Una visión más detenida puede demostrar precisamente lo contrario, esto es que buena parte de los problemas políticos se han producido por la cercanía de los representantes –especialmente los diputados– a sus electores inmediatos y, por supuesto, a los particulares intereses de estos. Este ha sido el principal obstáculo para que ellos desarrollen la perspectiva nacional que necesaria e ineludiblemente deben tener para el cumplimiento de sus funciones. De ahí que para nadie resulta extraño que, muy suelto de huesos, algún diputado reivindique su condición de representante de los productores de tal o cual rubro, de los empleados de alguna institución estatal o de los trabajadores de una determinada rama de la producción. Tampoco llama la atención que la justificación para la mayor parte de las desafiliaciones sea la necesidad de contar con obras o con recursos para su provincia.

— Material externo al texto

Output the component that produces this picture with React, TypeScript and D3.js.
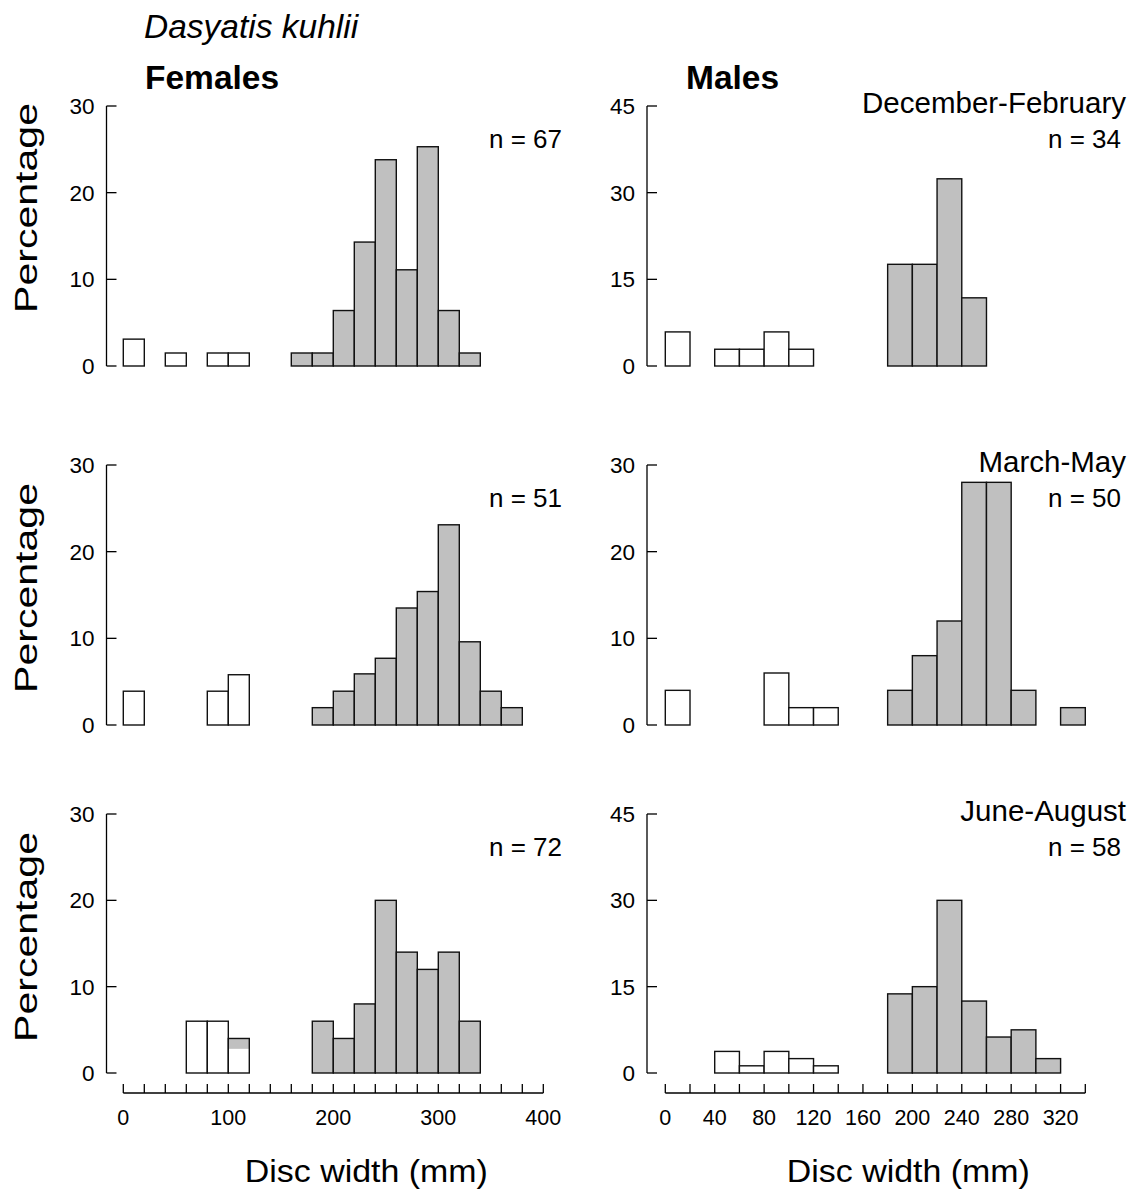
import React from "react";
import * as d3 from "d3";

// ---------- DATA (percent of individuals per 20-mm disc-width class) ----------
const BIN_WIDTH = 20;

// Females, December-February (n = 67)
const femDecFebOpenBins = [0, 40, 80, 100];
const femDecFebOpenPct = [3.1, 1.5, 1.5, 1.5];
const femDecFebGreyBins = [160, 180, 200, 220, 240, 260, 280, 300, 320];
const femDecFebGreyPct = [1.5, 1.5, 6.4, 14.3, 23.8, 11.1, 25.3, 6.4, 1.5];

// Females, March-May (n = 51)
const femMarMayOpenBins = [0, 80, 100];
const femMarMayOpenPct = [3.9, 3.9, 5.8];
const femMarMayGreyBins = [180, 200, 220, 240, 260, 280, 300, 320, 340, 360];
const femMarMayGreyPct = [2.0, 3.9, 5.9, 7.7, 13.5, 15.4, 23.1, 9.6, 3.9, 2.0];

// Females, June-August (n = 72)
const femJunAugOpenBins = [60, 80, 100];
const femJunAugOpenPct = [6.0, 6.0, 2.8];
const femJunAugOpenGreyTopPct = [0, 0, 1.2];
const femJunAugGreyBins = [180, 200, 220, 240, 260, 280, 300, 320];
const femJunAugGreyPct = [6, 4, 8, 20, 14, 12, 14, 6];

// Males, December-February (n = 34)
const malDecFebOpenBins = [0, 40, 60, 80, 100];
const malDecFebOpenPct = [5.9, 2.9, 2.9, 5.9, 2.9];
const malDecFebGreyBins = [180, 200, 220, 240];
const malDecFebGreyPct = [17.6, 17.6, 32.4, 11.8];

// Males, March-May (n = 50)
const malMarMayOpenBins = [0, 80, 100, 120];
const malMarMayOpenPct = [4, 6, 2, 2];
const malMarMayGreyBins = [180, 200, 220, 240, 260, 280, 320];
const malMarMayGreyPct = [4, 8, 12, 28, 28, 4, 2];

// Males, June-August (n = 58)
const malJunAugOpenBins = [40, 60, 80, 100, 120];
const malJunAugOpenPct = [3.75, 1.25, 3.75, 2.5, 1.25];
const malJunAugGreyBins = [180, 200, 220, 240, 260, 280, 300];
const malJunAugGreyPct = [13.75, 15, 30, 12.5, 6.25, 7.5, 2.5];

const yTicksFemale = [0, 10, 20, 30];
const yTicks45 = [0, 15, 30, 45];
const yTicks30 = [0, 10, 20, 30];

const xTickLabelsFemale = [0, 100, 200, 300, 400];
const xTickLabelsMale = [0, 40, 80, 120, 160, 200, 240, 280, 320];

const seasons = ["December-February", "March-May", "June-August"];
const nFemales = [67, 51, 72];
const nMales = [34, 50, 58];

const title = "Dasyatis kuhlii";
const sexLabels = ["Females", "Males"];
const yLabel = "Percentage";
const xLabel = "Disc width (mm)";

// ---------- LAYOUT ----------
const FONT = "'Liberation Sans', Arial, Helvetica, sans-serif";
const GREY = "#c0c0c0";
const rowTop = [106, 465, 814];
const rowBottom = [366, 725, 1073];
const xAxisY = 1093;

type Panel = {
  col: number;
  row: number;
  openBins: number[];
  openPct: number[];
  openGreyTop?: number[];
  greyBins: number[];
  greyPct: number[];
  yMax: number;
  yTicks: number[];
};

const panels: Panel[] = [
  { col: 0, row: 0, openBins: femDecFebOpenBins, openPct: femDecFebOpenPct, greyBins: femDecFebGreyBins, greyPct: femDecFebGreyPct, yMax: 30, yTicks: yTicksFemale },
  { col: 0, row: 1, openBins: femMarMayOpenBins, openPct: femMarMayOpenPct, greyBins: femMarMayGreyBins, greyPct: femMarMayGreyPct, yMax: 30, yTicks: yTicksFemale },
  { col: 0, row: 2, openBins: femJunAugOpenBins, openPct: femJunAugOpenPct, openGreyTop: femJunAugOpenGreyTopPct, greyBins: femJunAugGreyBins, greyPct: femJunAugGreyPct, yMax: 30, yTicks: yTicksFemale },
  { col: 1, row: 0, openBins: malDecFebOpenBins, openPct: malDecFebOpenPct, greyBins: malDecFebGreyBins, greyPct: malDecFebGreyPct, yMax: 45, yTicks: yTicks45 },
  { col: 1, row: 1, openBins: malMarMayOpenBins, openPct: malMarMayOpenPct, greyBins: malMarMayGreyBins, greyPct: malMarMayGreyPct, yMax: 30, yTicks: yTicks30 },
  { col: 1, row: 2, openBins: malJunAugOpenBins, openPct: malJunAugOpenPct, greyBins: malJunAugGreyBins, greyPct: malJunAugGreyPct, yMax: 45, yTicks: yTicks45 },
];

const xScales = [
  d3.scaleLinear().domain([0, 400]).range([123.3, 543.3]),
  d3.scaleLinear().domain([0, 340]).range([665.3, 1085.3]),
];
const yAxisX = [106.5, 647];
const xLabelSets = [xTickLabelsFemale, xTickLabelsMale];

function PanelView({ p }: { p: Panel }) {
  const x = xScales[p.col];
  const y = d3.scaleLinear().domain([0, p.yMax]).range([rowBottom[p.row], rowTop[p.row]]);
  const ax = yAxisX[p.col];
  const sw = 1.4;
  return (
    <g>
      <line x1={ax} x2={ax} y1={y(p.yMax)} y2={y(0)} stroke="#000" strokeWidth={1.3} />
      {p.yTicks.map((t) => (
        <g key={t}>
          <line x1={ax} x2={ax + 10} y1={y(t)} y2={y(t)} stroke="#000" strokeWidth={1.3} />
          <text x={ax - 12} y={y(t)} dy="0.36em" textAnchor="end" fontSize={22.5} fontFamily={FONT}>
            {t}
          </text>
        </g>
      ))}
      {p.openBins.map((b, i) => {
        const extra = p.openGreyTop ? p.openGreyTop[i] : 0;
        const total = p.openPct[i] + extra;
        const x0 = x(b);
        const w = x(b + BIN_WIDTH) - x0;
        return (
          <g key={"o" + b}>
            <rect x={x0} y={y(total)} width={w} height={y(0) - y(total)} fill="#fff" />
            {extra > 0 && (
              <rect x={x0} y={y(total)} width={w} height={y(p.openPct[i]) - y(total)} fill={GREY} />
            )}
            <rect x={x0} y={y(total)} width={w} height={y(0) - y(total)} fill="none" stroke="#111" strokeWidth={sw} />
          </g>
        );
      })}
      {p.greyBins.map((b, i) => {
        const x0 = x(b);
        const w = x(b + BIN_WIDTH) - x0;
        const v = p.greyPct[i];
        return (
          <rect key={"g" + b} x={x0} y={y(v)} width={w} height={y(0) - y(v)} fill={GREY} stroke="#111" strokeWidth={sw} />
        );
      })}
    </g>
  );
}

function XAxis({ col }: { col: number }) {
  const x = xScales[col];
  const [d0, d1] = x.domain();
  const ticks = d3.range(d0, d1 + 1, BIN_WIDTH);
  return (
    <g>
      <line x1={x(d0)} x2={x(d1)} y1={xAxisY} y2={xAxisY} stroke="#000" strokeWidth={1.3} />
      {ticks.map((t) => (
        <line key={t} x1={x(t)} x2={x(t)} y1={xAxisY} y2={xAxisY - 9} stroke="#000" strokeWidth={1.3} />
      ))}
      {xLabelSets[col].map((t) => (
        <text key={t} x={x(t)} y={1125} textAnchor="middle" fontSize={21.5} fontFamily={FONT}>
          {t}
        </text>
      ))}
      <text x={x((d0 + d1) / 2) + 33} y={1182} textAnchor="middle" fontSize={31} fontFamily={FONT} textLength={243} lengthAdjust="spacingAndGlyphs">
        {xLabel}
      </text>
    </g>
  );
}

export default function App() {
  const percentageCenters = [208, 588, 937];
  return (
    <svg width={1137} height={1192} style={{ position: "absolute", left: 0, top: 0, background: "#fff" }} fontFamily={FONT}>
      <rect x={0} y={0} width={1137} height={1192} fill="#fff" />
      <text x={144} y={38} fontSize={33.5} fontStyle="italic" fontFamily={FONT}>
        {title}
      </text>
      <text x={145} y={89} fontSize={33.5} fontWeight="bold" fontFamily={FONT}>
        {sexLabels[0]}
      </text>
      <text x={686} y={89} fontSize={33.5} fontWeight="bold" fontFamily={FONT}>
        {sexLabels[1]}
      </text>

      {percentageCenters.map((cy, i) => (
        <text key={i} transform={`translate(37,${cy}) rotate(-90)`} textAnchor="middle" fontSize={31} fontFamily={FONT} textLength={210} lengthAdjust="spacingAndGlyphs">
          {yLabel}
        </text>
      ))}

      {panels.map((p, i) => (
        <PanelView key={i} p={p} />
      ))}

      {[0, 1, 2].map((r) => (
        <g key={"lab" + r}>
          <text x={562} y={148 + (rowTop[r] - rowTop[0])} textAnchor="end" fontSize={26} fontFamily={FONT}>
            {`n = ${nFemales[r]}`}
          </text>
          <text x={1126} y={113 + (rowTop[r] - rowTop[0])} textAnchor="end" fontSize={29.5} fontFamily={FONT}>
            {seasons[r]}
          </text>
          <text x={1121} y={148 + (rowTop[r] - rowTop[0])} textAnchor="end" fontSize={26} fontFamily={FONT}>
            {`n = ${nMales[r]}`}
          </text>
        </g>
      ))}

      <XAxis col={0} />
      <XAxis col={1} />
    </svg>
  );
}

En realidad, el problema central en este sentido ha sido la provincialización, e incluso la cantonización de la política ecuatoriana. Esta ha desembocado en la pérdida de la visión del país como un todo. La utilización de distritos uninominales, e incluso binominales, llevaría el problema hasta los límites extremos y terminaría en la parroquialización de la política. Los diputados distritales estarían obligados a canalizar las demandas de sus electores inmediatos, de manera que su actividad como legisladores respondería a esa condición y no a la de sujetos que pretenden construir el interés general. Así, el procesamiento de una ley relativa al petróleo, a la seguridad social, a la salud, a las relaciones internacionales o a cualquier tema nacional, dependería de la habilidad para negociar con los grupos locales y, obviamente, de los recursos disponibles para satisfacer sus demandas.

Además, dada la irregularidad de la votación en el territorio nacional, cada distrito podría expresar una tendencia diferente, con lo que el Congreso Nacional no tendría las dieciocho listas actuales sino tantas cuantos distritos existan. En estas condiciones no habrá gobierno que pueda conformar una alianza de mayoría, y la famosa gobernabilidad habrá quedado en el álbum de los sueños imposibles. Por último, la votación en distritos personaliza hasta el extremo la representación con lo que se agudizaría uno de los vicios más fuertes de la política nacional y terminaríamos con un Congreso de caciques locales con enorme capacidad para imponer sus designios parroquiales.